I slept for an hour on a forgotten ledge next to the stairway between two wings of the lodge, with my knapsack for a pillow, then slunk through a window into the Activity Center in the basement of the plebeian one and slept there in warm contentment, after hiding from the man who came in to turn out the lights. At dawn I left my lodgings by the same window and, after the white-cloud sunrise, broke my sunset on an apple, an egg, a handful of nuts, and a can of sweet red bean rice porridge, which I ate as if it were beans at a campfire.

“Sweet beans for breakfast,” said Peter,—“very British. Disgusting food they have.”

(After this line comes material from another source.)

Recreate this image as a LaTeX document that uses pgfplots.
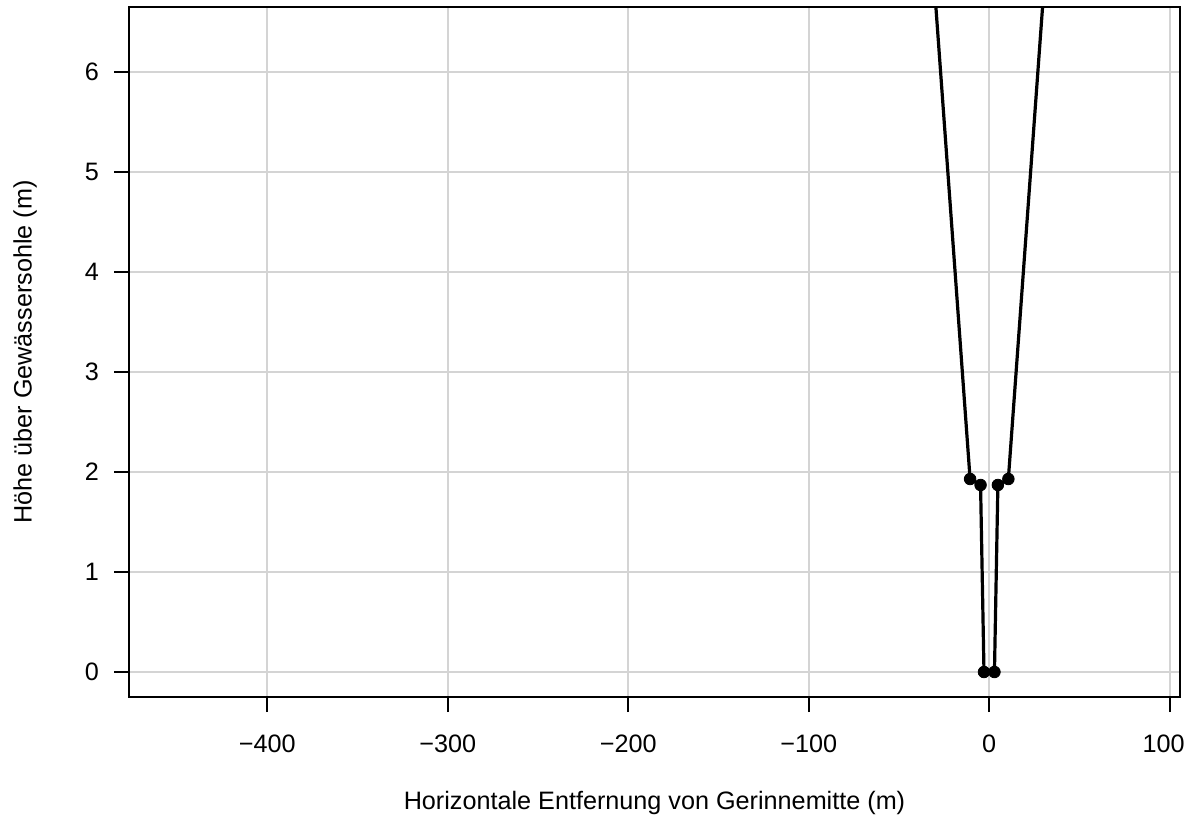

The day’s task was to climb down the mountain, amid crowds that expanded and contracted in size by some mysterious order, under rocks that looked like China, and the Lotus Peak, its many petals in three layers formed by sets of oblique joints in the granite; Peter, the Quebecois, and I went down long winding stone stairways and past dozens of porters with great weights of eggs and oil; our way not entirely known; but eventually and gratefully we came to a bus back to town; then a hot shower, hung laundry, noodle bowls, and Wi-Fi. O what it is to come home from the wilderness!

There was an alleyway in Tunxi called Food Street, lined with barbecue stalls, milk tea shops, and noodle bars. The street around the corner from the hostel was lined with nicer restaurants, and in front of each a perverse sort of pet shop: cages of hens, pheasants, rabbits and snakes and tanks of fish and eels, all ready to order. These seemed to sense their inescapable fate with a restless and palpitating fear.

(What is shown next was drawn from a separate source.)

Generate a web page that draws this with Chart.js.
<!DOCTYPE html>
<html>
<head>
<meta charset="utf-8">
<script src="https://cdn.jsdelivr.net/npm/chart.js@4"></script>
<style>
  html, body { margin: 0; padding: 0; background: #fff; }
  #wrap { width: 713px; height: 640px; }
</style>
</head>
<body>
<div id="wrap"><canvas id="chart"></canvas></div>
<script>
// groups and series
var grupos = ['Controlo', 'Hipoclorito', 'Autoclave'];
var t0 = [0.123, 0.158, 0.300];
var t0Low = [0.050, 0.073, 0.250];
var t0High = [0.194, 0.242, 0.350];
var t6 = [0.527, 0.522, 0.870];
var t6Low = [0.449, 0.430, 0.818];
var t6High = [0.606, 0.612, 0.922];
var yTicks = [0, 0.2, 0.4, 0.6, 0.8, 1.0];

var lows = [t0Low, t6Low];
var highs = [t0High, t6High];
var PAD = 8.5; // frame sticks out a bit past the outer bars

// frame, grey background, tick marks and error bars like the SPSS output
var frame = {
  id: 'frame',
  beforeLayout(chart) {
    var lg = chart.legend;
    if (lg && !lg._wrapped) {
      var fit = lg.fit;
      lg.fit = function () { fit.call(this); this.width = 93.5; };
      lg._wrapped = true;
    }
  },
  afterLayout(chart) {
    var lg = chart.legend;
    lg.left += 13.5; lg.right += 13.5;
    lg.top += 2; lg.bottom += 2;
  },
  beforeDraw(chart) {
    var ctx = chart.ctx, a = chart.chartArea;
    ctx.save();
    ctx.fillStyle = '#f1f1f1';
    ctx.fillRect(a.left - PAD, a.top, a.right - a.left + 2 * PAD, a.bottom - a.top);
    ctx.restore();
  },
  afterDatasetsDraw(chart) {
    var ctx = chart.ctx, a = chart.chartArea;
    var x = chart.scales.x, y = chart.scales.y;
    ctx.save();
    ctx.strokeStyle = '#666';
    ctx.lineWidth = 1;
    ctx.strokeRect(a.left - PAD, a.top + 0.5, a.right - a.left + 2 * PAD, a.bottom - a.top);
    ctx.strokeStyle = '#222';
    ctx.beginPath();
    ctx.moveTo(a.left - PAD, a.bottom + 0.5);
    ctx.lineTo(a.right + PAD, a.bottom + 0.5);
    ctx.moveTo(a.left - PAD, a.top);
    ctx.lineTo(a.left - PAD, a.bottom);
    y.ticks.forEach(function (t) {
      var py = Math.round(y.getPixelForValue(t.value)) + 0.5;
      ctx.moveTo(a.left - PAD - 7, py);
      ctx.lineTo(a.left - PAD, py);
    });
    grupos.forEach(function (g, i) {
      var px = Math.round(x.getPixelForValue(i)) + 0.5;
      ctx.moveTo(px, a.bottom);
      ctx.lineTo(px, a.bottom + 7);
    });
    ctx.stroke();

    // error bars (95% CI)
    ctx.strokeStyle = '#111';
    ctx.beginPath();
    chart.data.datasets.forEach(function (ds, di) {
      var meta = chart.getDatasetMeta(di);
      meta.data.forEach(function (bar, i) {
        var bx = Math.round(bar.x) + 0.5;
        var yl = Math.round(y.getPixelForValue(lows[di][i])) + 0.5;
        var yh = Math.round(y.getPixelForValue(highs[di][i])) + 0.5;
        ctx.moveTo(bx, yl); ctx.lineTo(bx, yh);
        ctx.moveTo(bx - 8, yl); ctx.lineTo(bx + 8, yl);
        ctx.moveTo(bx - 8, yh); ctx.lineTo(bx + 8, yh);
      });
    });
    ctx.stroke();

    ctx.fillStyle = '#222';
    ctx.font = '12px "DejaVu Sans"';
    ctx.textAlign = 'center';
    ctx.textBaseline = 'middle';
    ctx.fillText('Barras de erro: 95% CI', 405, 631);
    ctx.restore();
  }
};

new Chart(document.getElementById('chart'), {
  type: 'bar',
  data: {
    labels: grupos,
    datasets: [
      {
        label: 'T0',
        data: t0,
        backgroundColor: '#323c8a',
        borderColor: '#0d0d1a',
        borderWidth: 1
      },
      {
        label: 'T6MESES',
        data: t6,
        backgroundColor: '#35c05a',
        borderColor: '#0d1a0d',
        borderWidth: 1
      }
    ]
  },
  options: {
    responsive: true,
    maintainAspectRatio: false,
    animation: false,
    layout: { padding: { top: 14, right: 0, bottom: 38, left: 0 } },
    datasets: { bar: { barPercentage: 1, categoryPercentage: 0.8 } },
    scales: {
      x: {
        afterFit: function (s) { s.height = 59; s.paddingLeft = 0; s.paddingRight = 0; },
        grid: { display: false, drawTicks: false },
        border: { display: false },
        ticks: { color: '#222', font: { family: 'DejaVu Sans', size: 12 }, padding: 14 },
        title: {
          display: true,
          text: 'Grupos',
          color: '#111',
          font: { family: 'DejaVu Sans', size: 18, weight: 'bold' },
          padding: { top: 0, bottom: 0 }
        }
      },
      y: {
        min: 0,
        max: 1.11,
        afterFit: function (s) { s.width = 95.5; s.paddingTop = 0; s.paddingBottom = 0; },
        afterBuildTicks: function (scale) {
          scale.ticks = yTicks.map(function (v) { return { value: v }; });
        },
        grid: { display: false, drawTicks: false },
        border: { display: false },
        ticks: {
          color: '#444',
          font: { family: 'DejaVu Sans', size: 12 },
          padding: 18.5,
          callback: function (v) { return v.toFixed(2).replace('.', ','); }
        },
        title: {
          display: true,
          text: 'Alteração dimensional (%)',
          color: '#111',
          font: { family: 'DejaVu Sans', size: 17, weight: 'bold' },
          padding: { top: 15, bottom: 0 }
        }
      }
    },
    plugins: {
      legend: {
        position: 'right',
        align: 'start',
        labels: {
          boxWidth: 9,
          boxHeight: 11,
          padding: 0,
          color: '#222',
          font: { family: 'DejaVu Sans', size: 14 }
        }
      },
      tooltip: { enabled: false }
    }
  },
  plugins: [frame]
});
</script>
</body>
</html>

My last night in the town I had dinner at a place across the road from this shambles, with the residents of my dormitory: an Englishman and his Hungarian girlfriend, and a pretty Chinese girl named Li-Li. We shared several dishes and afterwards Li-Li muttered something and then vanished from sight.

“Is she going to pay?” wondered the Englishman.

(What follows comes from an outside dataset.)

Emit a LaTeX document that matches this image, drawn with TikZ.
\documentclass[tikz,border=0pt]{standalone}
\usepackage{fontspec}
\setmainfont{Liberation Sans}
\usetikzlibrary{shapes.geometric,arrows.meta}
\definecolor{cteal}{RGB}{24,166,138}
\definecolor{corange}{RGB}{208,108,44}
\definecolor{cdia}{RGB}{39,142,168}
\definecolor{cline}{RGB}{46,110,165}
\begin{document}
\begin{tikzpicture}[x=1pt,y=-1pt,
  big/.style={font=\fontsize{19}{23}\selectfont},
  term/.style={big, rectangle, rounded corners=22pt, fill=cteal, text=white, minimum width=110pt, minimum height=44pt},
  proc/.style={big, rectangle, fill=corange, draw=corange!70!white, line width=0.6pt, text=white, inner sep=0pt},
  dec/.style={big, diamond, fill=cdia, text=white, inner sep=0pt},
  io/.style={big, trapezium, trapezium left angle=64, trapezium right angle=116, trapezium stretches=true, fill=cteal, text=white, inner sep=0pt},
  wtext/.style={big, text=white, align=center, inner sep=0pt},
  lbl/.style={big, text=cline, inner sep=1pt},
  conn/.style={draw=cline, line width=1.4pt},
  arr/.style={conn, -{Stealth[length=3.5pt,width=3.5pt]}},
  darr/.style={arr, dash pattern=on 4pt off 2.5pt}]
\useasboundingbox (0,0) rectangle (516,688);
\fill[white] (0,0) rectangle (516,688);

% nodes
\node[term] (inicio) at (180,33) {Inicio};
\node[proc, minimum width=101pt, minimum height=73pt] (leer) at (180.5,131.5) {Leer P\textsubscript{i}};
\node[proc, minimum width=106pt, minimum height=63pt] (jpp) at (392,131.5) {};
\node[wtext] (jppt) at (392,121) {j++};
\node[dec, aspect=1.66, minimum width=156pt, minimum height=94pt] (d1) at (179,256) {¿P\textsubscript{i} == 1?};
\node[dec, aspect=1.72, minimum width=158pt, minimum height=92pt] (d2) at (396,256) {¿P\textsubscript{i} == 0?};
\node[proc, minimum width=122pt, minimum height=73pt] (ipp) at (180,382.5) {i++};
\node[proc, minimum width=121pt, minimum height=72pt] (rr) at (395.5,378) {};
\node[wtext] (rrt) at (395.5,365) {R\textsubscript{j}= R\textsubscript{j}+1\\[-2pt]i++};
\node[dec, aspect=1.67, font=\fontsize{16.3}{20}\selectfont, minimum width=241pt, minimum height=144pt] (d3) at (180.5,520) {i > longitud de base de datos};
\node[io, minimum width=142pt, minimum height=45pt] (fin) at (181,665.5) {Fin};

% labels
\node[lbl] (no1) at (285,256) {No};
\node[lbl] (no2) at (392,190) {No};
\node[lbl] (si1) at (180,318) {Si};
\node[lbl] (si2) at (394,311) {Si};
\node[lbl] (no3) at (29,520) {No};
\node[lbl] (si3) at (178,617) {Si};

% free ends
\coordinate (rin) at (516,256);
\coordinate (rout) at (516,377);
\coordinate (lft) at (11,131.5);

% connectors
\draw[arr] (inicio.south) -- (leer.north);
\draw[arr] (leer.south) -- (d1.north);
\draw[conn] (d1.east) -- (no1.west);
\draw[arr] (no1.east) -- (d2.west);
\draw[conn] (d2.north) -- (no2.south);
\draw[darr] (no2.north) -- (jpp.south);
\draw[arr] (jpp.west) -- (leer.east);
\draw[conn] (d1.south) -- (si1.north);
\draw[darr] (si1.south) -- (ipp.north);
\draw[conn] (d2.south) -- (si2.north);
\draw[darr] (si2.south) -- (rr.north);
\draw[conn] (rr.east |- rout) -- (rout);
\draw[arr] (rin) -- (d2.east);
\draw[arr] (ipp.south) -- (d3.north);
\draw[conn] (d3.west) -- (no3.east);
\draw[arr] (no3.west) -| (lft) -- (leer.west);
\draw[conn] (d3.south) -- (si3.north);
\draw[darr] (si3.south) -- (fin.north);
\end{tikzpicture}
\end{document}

“I hope not,” I said, “but yeah, probably. My God. Chinese people are too nice. If you don’t jump up and pay right away, they’ll buy you everything.”

“No way. Why would she pay for all of us?”

We discussed it further until Li-Li returned and sank into her chair and said, “I paid.” Then we all got out money and paid a fourth of the bill each, giving her the cash. Thankfully she did not resist.

Li-Li was excitable and interested in music and travel, pining for India and East Africa and South America and everywhere, really. She knew Tom Waits, and I asked her about herself until she became adorably bashful. I told her I wanted to go to Tai Shan, the Great Mountain, because of a famous poem on the peak by Tu Fu (which will appear in the epigraph of a later chapter, I am sure).

“You should have seen Tai Shan before coming to Huang Shan,” said Li-Li,—“there is an old saying . . . oh, how can I say in English? ‘Once you have seen Tai Shan, all other mountains look like nothing. Once you have seen Huang Shan, Tai Shan looks like nothing.’ ”

“Well I guess I can skip Tai Shan then,” I said.